Now for the unlucky part: our Arabian Mau, Bertie, would probably not have died if we hadn’t brought him here. You see, he was murdered-- poisoned. Cyprus no longer has a feline population control program. There are cats everywhere, far too many for the good-hearted people at the non-profit rescues to afford to spay and neuter. So, people take matters into their own hands and put out poison, indiscriminately killing all kinds of animals in the process of clearing out the feral cats. Our Bertie, who just would not stay inside, found a can of poisoned cat food. He ran home to us and died in a disgusting frenzy of feces, foam, and convulsions-- all witnessed first-hand by our 8 year old daughter.
Bertie after the Vet confirmed he had been poisoned.
Note the foam on his mouth.

Given all this trauma and pain, for us and our pets, you may wonder if we regret bringing them. Have I felt guilty or second guessed myself? No. Not for one second. These blows were hard. Our dog died just a month after our arrival. The kids weren’t fully settled in school. We didn’t know anyone well enough to feel comfortable totally losing it in front of them. We had to process it on our own or through friends & family who were mostly on other continents. I’d had our 17 year old cat since long before I’d even met my husband. He was a living tie to a place and a life I had left behind for this adventure. He was also the best cat that ever lived. (link coming soon) His kidneys failed and we euthanized him. A mere 20 hours later, Bertie was poisoned and died a tragic, violent, messy death.  We struggled, but we found ways to manage. Our daughter urged us to adopt another dog late in the fall, telling me, “Mommy, I think this will help your heart heal ALL the way.” When Bertie died, we leaned on the girls’ school counselor and piggybacked on a middle-school advisory project about cat overpopulation.

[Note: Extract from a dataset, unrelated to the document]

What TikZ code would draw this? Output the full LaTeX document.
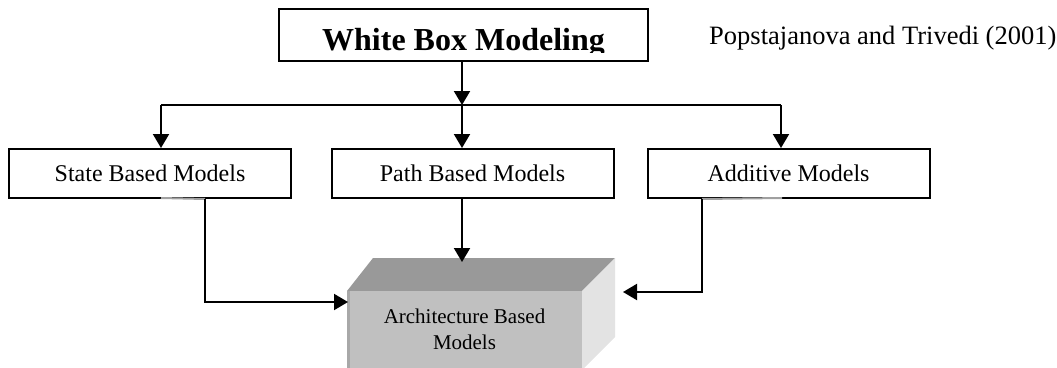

Our 8 year old wrote a story  about Bertie’s death and what she thought should be done about cat overpopulation and poisoning. Sharing it with the class, through the advisory teacher, helped her process her grief and anger. As tough as this was, and still is, it is nothing compared to being loved by these animals—nothing compared to whole of the life we shared with them. “A dog loves a person the way people love each other only while in the grip of new love: with intense, unwavering focus, attentive to every move the beloved makes, unaware of imperfections, desiring little more than to be close, to be entwined, to touch and touch and touch.” (NYT Opinion: “What It Means to Be Loved by a Dog”-- absolutely worth the click and whole read.)  No, there is not a thing I would have done differently.

We will open our hearts to another cat too. A friend has a rescue she is fostering until we return from our summer travels. So, when our return flight from the U.S. touches down this August, there will, once again, be a cat waiting… a cat to love us.